Старообрядец в знатном картузе назвался Колей Рындиным, из деревни Верхний Кужебар Каратузского района, что стоит на берегу реки Амыл – притоке Енисея. В семье Рындиных он, Коля, пятый, всего же детей в дому двенадцать, родни и вовсе не перечесть.
Над Колей начали подтрунивать, он добродушно улыбался, обнажая крупные зубы, тоже пытался шутить, но, когда к печке подлез парнишка в латаной телогрейке, из которой торчала к тонкой шее прикрепленная голова, и выхватил с печи картофелину, Коля ту картофелину решительно отнял.
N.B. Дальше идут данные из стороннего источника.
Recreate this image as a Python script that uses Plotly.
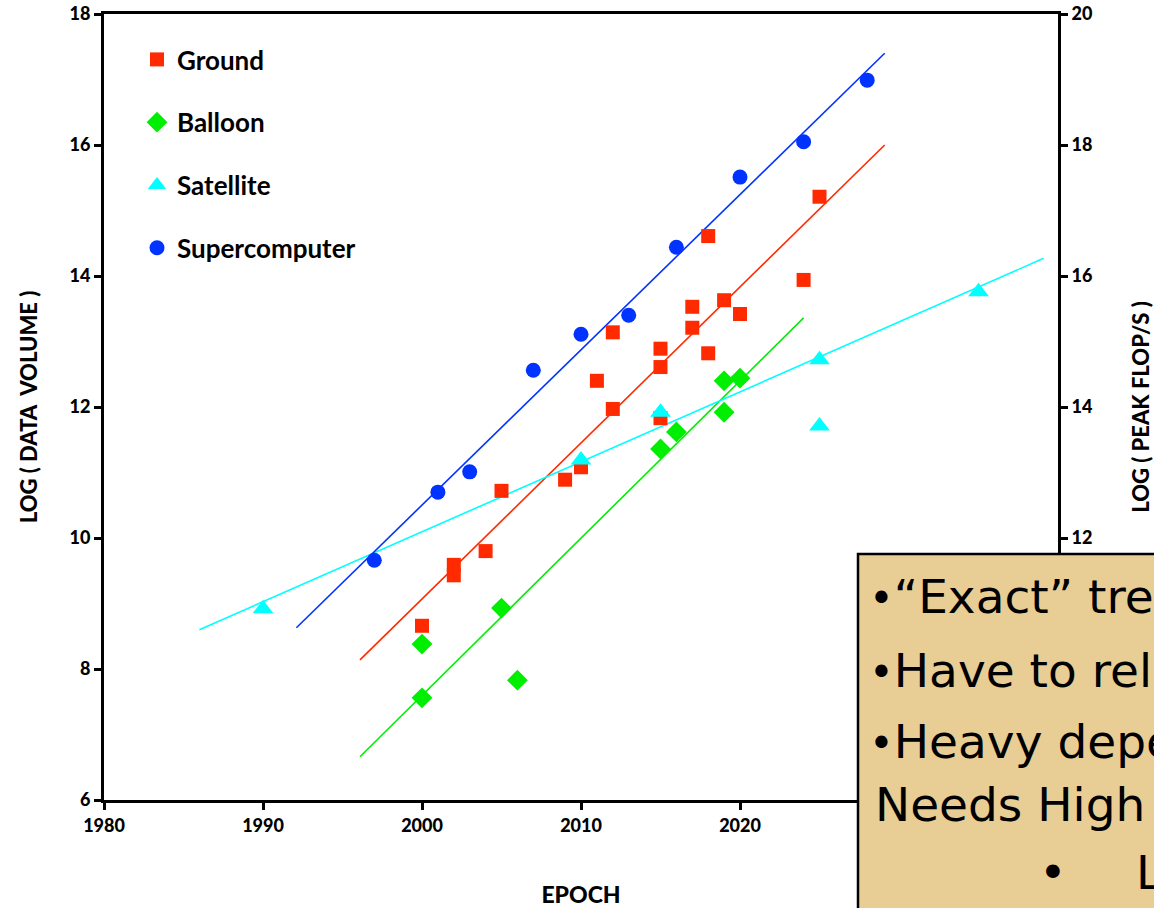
import plotly.graph_objects as go

# ---- data ----
ground_x = [2000, 2002, 2002, 2004, 2005, 2009, 2010, 2011, 2012, 2012, 2015, 2015, 2015,
            2017, 2017, 2018, 2018, 2019, 2020, 2024, 2025]
ground_y = [8.66, 9.59, 9.43, 9.80, 10.72, 10.89, 11.08, 12.40, 11.97, 13.14, 12.61, 12.89, 11.83,
            13.53, 13.21, 12.82, 14.61, 13.63, 13.42, 13.94, 15.21]

balloon_x = [2000, 2000, 2005, 2006, 2015, 2016, 2019, 2019, 2020]
balloon_y = [8.38, 7.56, 8.93, 7.83, 11.36, 11.62, 12.40, 11.92, 12.44]

satellite_x = [1990, 2010, 2015, 2025, 2025, 2035]
satellite_y = [8.92, 11.19, 11.92, 12.72, 11.71, 13.76]

super_x = [1997, 2001, 2003, 2007, 2010, 2013, 2016, 2020, 2024, 2028]
super_y = [9.66, 10.70, 11.01, 12.56, 13.11, 13.40, 14.44, 15.51, 16.05, 16.99]

# trend-line end points
ground_trend_x = [1996.1, 2029.1]
ground_trend_y = [8.14, 16.0]
balloon_trend_x = [1996.1, 2024.0]
balloon_trend_y = [6.66, 13.36]
satellite_trend_x = [1986.0, 2039.1]
satellite_trend_y = [8.60, 14.27]
super_trend_x = [1992.1, 2029.1]
super_trend_y = [8.63, 17.40]

# ticks visible in the reference (the rest are hidden behind the text box)
x_ticks = [1980, 1990, 2000, 2010, 2020]
y_ticks = [6, 8, 10, 12, 14, 16, 18]
y2_ticks = [12, 14, 16, 18, 20]

bullet_lines = ["“Exact” tre", "Have to rel", "Heavy depe"]
plain_line = "Needs High"
last_line = "L"

RED = "#FF2A00"
GREEN = "#00EE00"
CYAN = "#00FFFF"
BLUE = "#0033FF"

W, H = 1154, 908
L, R, T, B = 104, 96, 14, 108
PW, PH = W - L - R, H - T - B


def px(x):
    return (x - L) / PW


def py(y):
    return (H - B - y) / PH


fig = go.Figure()

# trend lines
for tx, ty, c in [(ground_trend_x, ground_trend_y, RED),
                  (balloon_trend_x, balloon_trend_y, GREEN),
                  (satellite_trend_x, satellite_trend_y, CYAN),
                  (super_trend_x, super_trend_y, BLUE)]:
    fig.add_trace(go.Scatter(x=tx, y=ty, mode="lines", line=dict(color=c, width=1.6),
                             showlegend=False, hoverinfo="skip"))

fig.add_trace(go.Scatter(x=ground_x, y=ground_y, mode="markers", name="Ground", legendgroup="g",
                         marker=dict(symbol="square", size=14, color=RED)))
fig.add_trace(go.Scatter(x=balloon_x, y=balloon_y, mode="markers", name="Balloon", legendgroup="b",
                         marker=dict(symbol="diamond", size=16, color=GREEN)))
fig.add_trace(go.Scatter(x=satellite_x, y=satellite_y, mode="markers", name="Satellite", legendgroup="s",
                         marker=dict(symbol="triangle-up", size=18, color=CYAN)))
fig.add_trace(go.Scatter(x=super_x, y=super_y, mode="markers", name="Supercomputer", legendgroup="c",
                         marker=dict(symbol="circle", size=15, color=BLUE)))

# invisible trace for right axis
fig.add_trace(go.Scatter(x=[None], y=[None], yaxis="y2", showlegend=False, hoverinfo="skip"))

tickfont = dict(family="Lato", size=18, color="black", weight=900)
titlefont = dict(family="Lato", size=22, color="black", weight=900)

fig.update_layout(
    width=W, height=H,
    margin=dict(l=L, r=R, t=T, b=B, autoexpand=False),
    paper_bgcolor="white", plot_bgcolor="white",
    showlegend=True,
    legend=dict(x=px(137), y=py(36), xanchor="left", yanchor="top",
                font=dict(family="Lato", size=26, color="black", weight="bold"),
                bgcolor="rgba(0,0,0,0)", tracegroupgap=26, itemwidth=30),
    xaxis=dict(range=[1980, 2040], tickvals=x_ticks, showgrid=False, zeroline=False,
               showline=True, linecolor="black", linewidth=3, mirror=True,
               ticks="outside", ticklen=7, tickwidth=2.5, tickcolor="black",
               tickfont=tickfont, automargin=False,
               title=dict(text="EPOCH", standoff=54,
                          font=dict(family="Lato", size=23, color="black", weight=900))),
    yaxis=dict(range=[6, 18], tickvals=y_ticks, showgrid=False, zeroline=False,
               showline=True, linecolor="black", linewidth=3,
               ticks="outside", ticklen=7, tickwidth=2.5, tickcolor="black",
               tickfont=tickfont, automargin=False,
               title=dict(text="LOG ( DATA  VOLUME )", standoff=26, font=titlefont)),
    yaxis2=dict(range=[8, 20], tickvals=y2_ticks, overlaying="y", side="right",
                showgrid=False, zeroline=False,
                showline=True, linecolor="black", linewidth=3,
                ticks="outside", ticklen=7, tickwidth=2.5, tickcolor="black",
                tickfont=tickfont, automargin=False,
                title=dict(text="LOG ( PEAK FLOP/S )", standoff=44, font=titlefont)),
)

# parchment text box
fig.add_shape(type="rect", xref="paper", yref="paper",
              x0=px(858), x1=px(1170), y0=py(554), y1=py(930),
              fillcolor="#E8CD95", line=dict(color="black", width=2.5), layer="above")

boxfont = dict(family="DejaVu Sans", size=47, color="black")
small_bullet = '<span style="font-size:42px">•</span>'
line_y = [596, 670, 741]
for txt, yy in zip(bullet_lines, line_y):
    fig.add_annotation(text=small_bullet + txt, xref="paper", yref="paper", x=px(867), y=py(yy),
                       xanchor="left", yanchor="middle", showarrow=False, font=boxfont)
fig.add_annotation(text=plain_line, xref="paper", yref="paper", x=px(873), y=py(805),
                   xanchor="left", yanchor="middle", showarrow=False, font=boxfont)
fig.add_annotation(text="•", xref="paper", yref="paper", x=px(1053), y=py(873),
                   xanchor="center", yanchor="middle", showarrow=False, font=boxfont)
fig.add_annotation(text=last_line, xref="paper", yref="paper", x=px(1134), y=py(873),
                   xanchor="left", yanchor="middle", showarrow=False, font=boxfont)

fig.write_html("out.html")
– Я ж тебе, парнишша, говорил: покуль от еды воздержись, от картошки, да еще недопеченной, разнесет тебя ажник на семь метров против ветру… – Коля приостановился и гоготнул: – Не шшытая брызгов! – И далее серьезно, как политрук, повел мораль: – Понос штука переходчивая, а тут барак, опчество – перезаразишь народ. – Он достал из своего сидора желтый холщовый мешочек, насыпал в кружку горсть серой смеси, поставил посудину на уголья и назидательно добавил: – Скипятится, и пей – как рукой сымет.
Весь народ и сержант Яшкин тоже с интересом уставились на старообрядца.
– Что это? Что за лекарство? – расспрашивал народ, потому что не одному Петьке Мусикову – так звали парнишку-дристуна – требовалась медицинская подмога: дорогой новобранцы покупали и ели что попадя, напились сырого молока, воды всякой, вот и крутило у них животы.
– Сушеная черемуховая кора с ягодой черемухи, кровохлебка, змеевик, марьин корень и ешшо разное чего из лесного разнотравья, все это сушеное, толченое лечебное свойство освящено и ошоптано баушкой Секлетиньей – лекарем и колдуном, по всему Амылу известным. Хотя тайга наша богата умным людом, но против баушки… – Коля Рындин значительно взнял палец к потолку. – Она те не то что понос, она хоть грыжу, хоть изжогу, хоть рожу – все-все вплоть до туберкулеза заговорит. И ишшо брюхо терет.
– Брюхо-то зачем? Кому? – веселея, уже дружелюбно спросил Колю Рындина старший сержант Яшкин.